Flax (Vol. 10, p. 484) describes the cultivation of the crops which are harvested by being “pulled,” roots and all, instead of being cut, the process of separating the capsules from the branches, and the subsequent stages of preparation. Linen and Linen Manufactures (Vol. 16, p. 724), by Thomas Woodhouse, takes up the story where the flax fibre is ready for market and carries it to the point where the yarn is delivered for weaving. The winding, warping, dressing and beaming, and the looms employed, are virtually the same processes and machines that are used for cotton. The article states that the finest linen threads used for lace are produced by Belgian hand spinners who can only get the desired results by working in damp cellars, the spinner being guided by touch alone, as the filament is too fine for him to see.
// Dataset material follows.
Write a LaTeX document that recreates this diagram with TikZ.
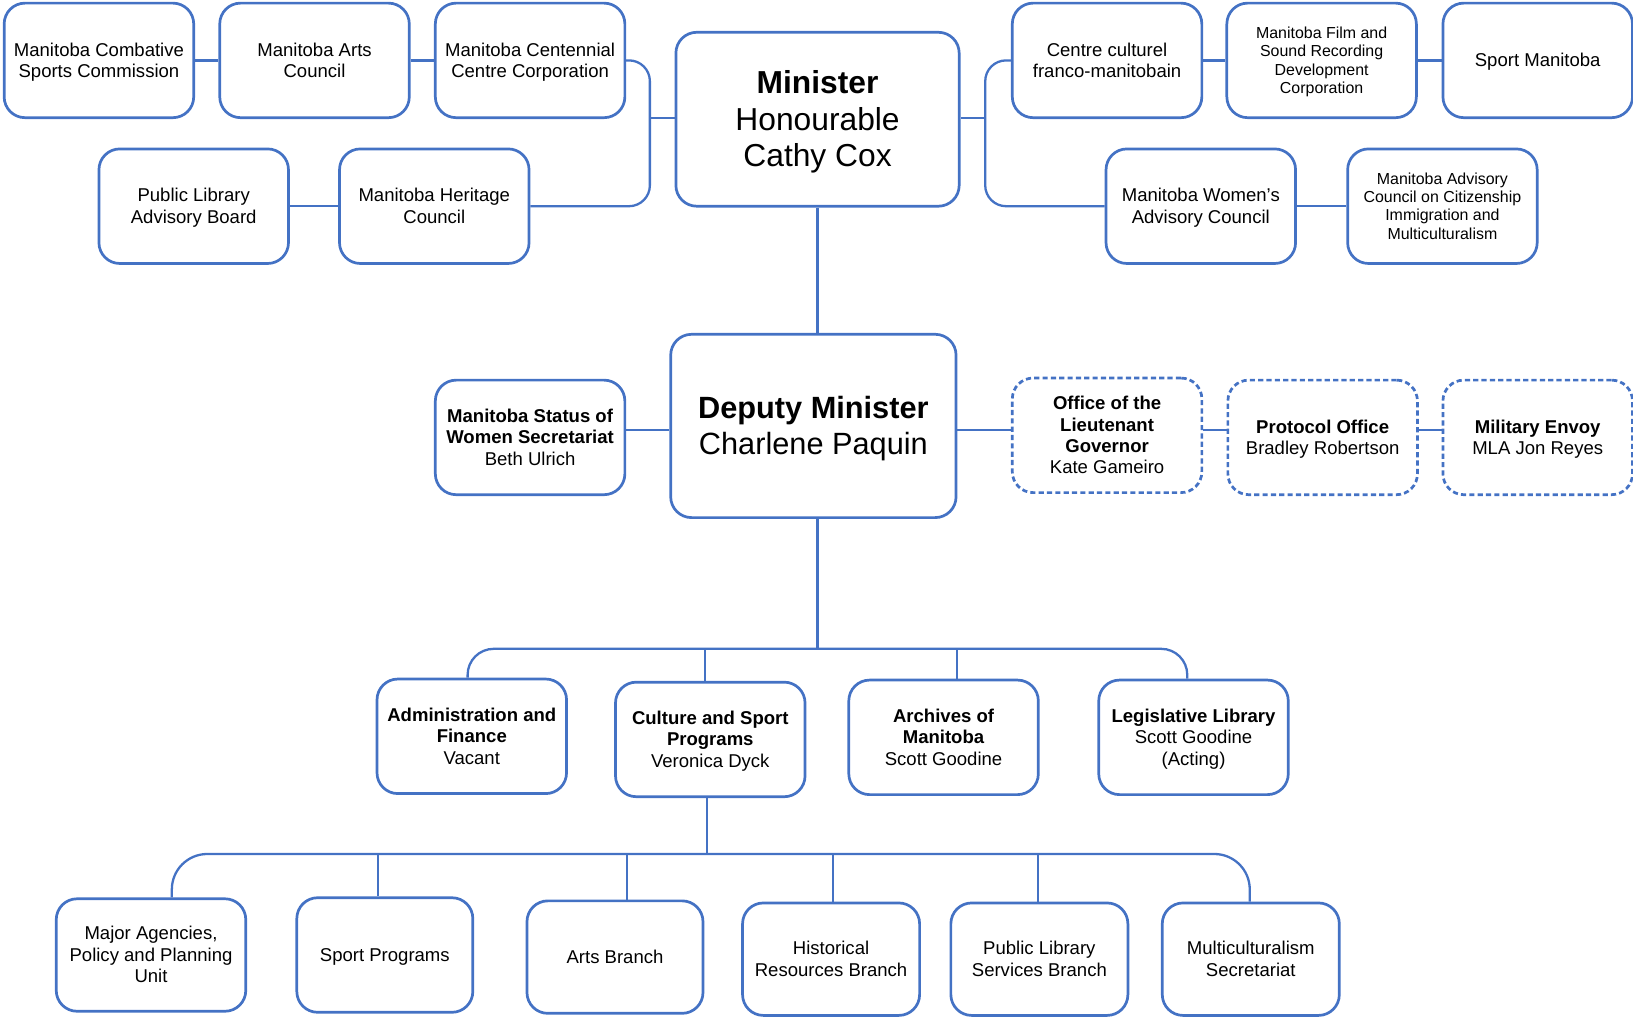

This thread is said to have been sold for as much as $72 an ounce.
Jute (Vol. 15, p. 603) deals with the vegetable fibre which ranks, in its industrial importance, next after cotton and flax and with the processes employed in its manufacture.
Silk (Vol. 25, p. 96) contains illustrations of cocoons and worms, microscopic photographs of fibre, and pictures of the moths which produce wild silk. The section on the fibre and its production and preparation is by Frank Warner, president of the Silk Association of Great Britain and Ireland; and that on the silk trade by Arthur Mellor, a well known manufacturer of Macclesfield, the great British center. The degree of fineness to which silk thread can be spun is stated (Vol. 28, p. 906) to be such that 450,000 yards of thread have been produced from one pound of silk, and this is slightly in excess of the fineness of the Dacca cotton thread already mentioned as producing 252 miles for a pound. But at Cambrai the lace maker’s linen thread already described has been made as fine as 272 miles to the pound, and the drawing of platinum wire to the fifty-thousandth part of an inch in thickness (Vol. 28, p. 738) seems hardly more wonderful than this. Spider silk is as valuable as the best qualities of the silkworm product, but spiders are such fierce cannibals that it is necessary to keep each one in a separate cage, and the cost of doing this has prevented the fibre from being generally used (Vol. 25, p. 664). Artificial or “viscose” silk is described in the article Cellulose (Vol. 5, p. 609), and is a textile of which the importance is rapidly increasing.
Felting is an even older textile process than weaving, just as weaving, which no doubt originated in basket making (Vol. 3, p. 481) is older than spinning. The article Felt (Vol. 10, p. 245) deals with asphalted felts used for roofing as well as with the hat felts; and the article Hat (Vol. 13, p. 60) gives further details as to both woollen and fur felts and describes the machinery for hatmaking, which originated in the United States.